An English mastery programme “incubated” by one of England’s most prominent multi-academy has been selected for a trial by the Education Endowment Foundation.

The EEF will test the approach, which is supported by Ark Ventures, an arm of Ark Schools, in 110 schools over two years to find out if it will boost pupil progress. Around 700 teachers and 40,000 pupils are expected to be involved.

Ark recently announced that it is developing a school curriculum programme covering “all the major subjects” that it plans to sell to other schools. It comes as Ofsted’s new framework shifts its focus from exam results to how schools deliver curriculum.

The new trial is one of five unveiled today by the EEF, which exists to test approaches that “break the link between family income and educational achievement”. Other successful projects include a scheme to improve access to glasses, and programmes for struggling readers.

English Mastery, described by Ark as a “knowledge-rich, key stage three curriculum and teacher development programme” has already shown promising results in an earlier, smaller trial by the Brilliant Club last year.

This concluded that, on average, pupils in schools using the programme made four months more progress than similar students in similar schools that did not use it. The EEF trial, evaluated by the National Centre for Social Research, is designed to “build on those promising early findings”.

The EEF announced today that it is looking for 450 schools to take part in its five new trials.

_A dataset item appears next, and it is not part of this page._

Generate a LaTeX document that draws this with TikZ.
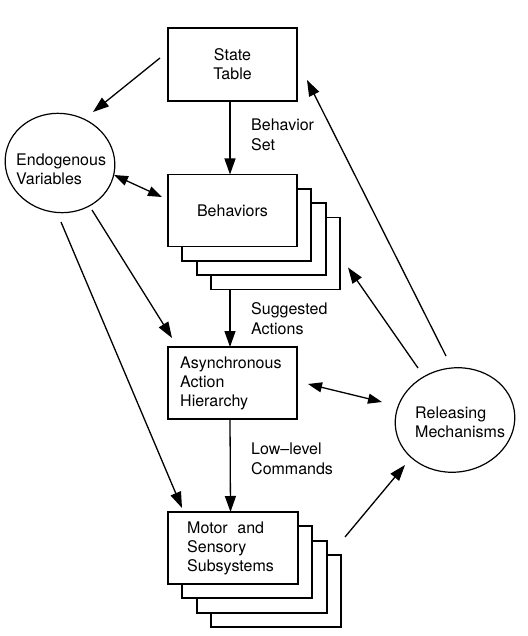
\documentclass[tikz,border=0pt]{standalone}
\usepackage{fontspec}
\setmainfont{TeX Gyre Heros}
\usetikzlibrary{arrows.meta,shapes.geometric}
\begin{document}
\begin{tikzpicture}[x=1pt,y=-1pt,
  box/.style={draw,line width=1.7pt,fill=white,minimum width=129pt,minimum height=72pt,inner sep=0pt,outer sep=0pt,align=center},
  txt/.style={inner sep=0pt,align=left,anchor=west},
  blob/.style={draw,ellipse,line width=1.2pt,inner sep=0pt},
  arr/.style={line width=1.3pt,-{Triangle[length=16pt,width=11pt]}},
  darr/.style={line width=1.3pt,{Triangle[length=14pt,width=10pt]}-{Triangle[length=14pt,width=10pt]}},
  font=\fontsize{16}{19}\selectfont]
\useasboundingbox (0,0) rectangle (527,636);
% State table
\node[box,minimum height=73pt] (st) at (232.5,64.5) {State\\Table};
% Behaviors stack
\node[box] (beh4) at (275.5,253.5) {};
\node[box] (beh3) at (261.2,239.2) {};
\node[box] (beh2) at (246.8,224.8) {};
\node[box] (beh) at (232.5,210.5) {Behaviors};
% Asynchronous action hierarchy
\node[box] (aah) at (232.5,383) {};
\node[txt] (aaht) at (180,383.5) {Asynchronous\\Action\\Hierarchy};
% Motor and sensory subsystems
\node[box,minimum width=130pt] (mss4) at (276,591) {};
\node[box,minimum width=130pt] (mss3) at (261.7,576.7) {};
\node[box,minimum width=130pt] (mss2) at (247.3,562.3) {};
\node[box,minimum width=130pt] (mss) at (233,548) {};
\node[txt] (msst) at (187,548.5) {Motor\hspace{0.6em}and\\Sensory\\Subsystems};
% Ellipses
\node[blob,minimum width=110pt,minimum height=99pt,rotate=-10] (endo) at (60,163) {};
\node[txt] (endot) at (16,169.5) {Endogenous\\Variables};
\node[blob,minimum width=120pt,minimum height=104pt,rotate=10] (rm) at (455,420) {};
\node[txt] (rmt) at (415,422.5) {Releasing\\Mechanisms};
% Labels
\node[txt,font=\fontsize{16}{20}\selectfont] (l1) at (251,135) {Behavior\\Set};
\node[txt,font=\fontsize{16}{20}\selectfont] (l2) at (251,318.5) {Suggested\\Actions};
\node[txt,font=\fontsize{16}{20}\selectfont] (l3) at (251,458.5) {Low--level\\Commands};
% vertical connectors
\coordinate (c1) at ([xshift=-2.5pt]st.south);
\coordinate (c2) at ([xshift=-2.5pt]beh.north);
\coordinate (c3) at ([xshift=-2.5pt]aah.north);
\coordinate (c4) at ([xshift=-2.5pt]aah.south);
\coordinate (c5) at ([xshift=-2.5pt]mss.north);
\draw[arr] (c1) -- (c2);
\draw[arr] (beh4.south -| c3) -- (c3);
\draw[arr] (c4) -- (c5);
% other connectors
\draw[arr] ([shift={(-8,-6.5)}]st.west) -- ([shift={(33,-51)}]endo.center);
\draw[darr] ([shift={(54,12)}]endo.center) -- ([shift={(-6,-13.5)}]beh.west);
\draw[arr] ([shift={(32,47)}]endo.center) -- ([shift={(4,-9)}]aah.north west);
\draw[arr] ([shift={(1,59)}]endo.center) -- ([shift={(14,-4)}]mss.north west);
\draw[arr] ([shift={(-9,-64)}]rm.center) -- ([shift={(10,15.5)}]st.east);
\draw[arr] ([shift={(-37,-52)}]rm.center) -- ([shift={(8,-22)}]beh4.south east);
\draw[darr] ([shift={(11,1)}]aah.east) -- ([shift={(-73,-18)}]rm.center);
\draw[arr] ([shift={(4,-18)}]mss4.north east) -- ([shift={(-50,45)}]rm.center);
\end{tikzpicture}
\end{document}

While 110 schools will work adopt English Mastery, a further 100 will run a trial of the “glasses for classes” scheme, which will see school staff trained to support four and five-year-old pupils to get glasses and encourage them to wear them. Funding will also be provided for a second pair of glasses to keep at school.

The remaining 240 schools and colleges will take part in three other projects. The first, “REACH Primary”, is a reading scheme developed by Leeds University. It will involve targeting of individual year three pupils in 80 schools by trained teaching assistants over 20 weeks.

The second, “Peer Assisted Learning Strategies”, is a 20-week structured paired reading intervention for year five pupils developed by Coventry University and Vanderbilt University. Participants in 80 schools will work together in pairs and take turns to act as coach and reader to complete four activities.

Finally, “the 5Rs”, a scheme set up by the Association of Colleges and JP Morgan Chase Foundation, will see a “unique revision year approach” developed in 80 post-16 institutions.

Schools can register their interest to take part in the projects from today.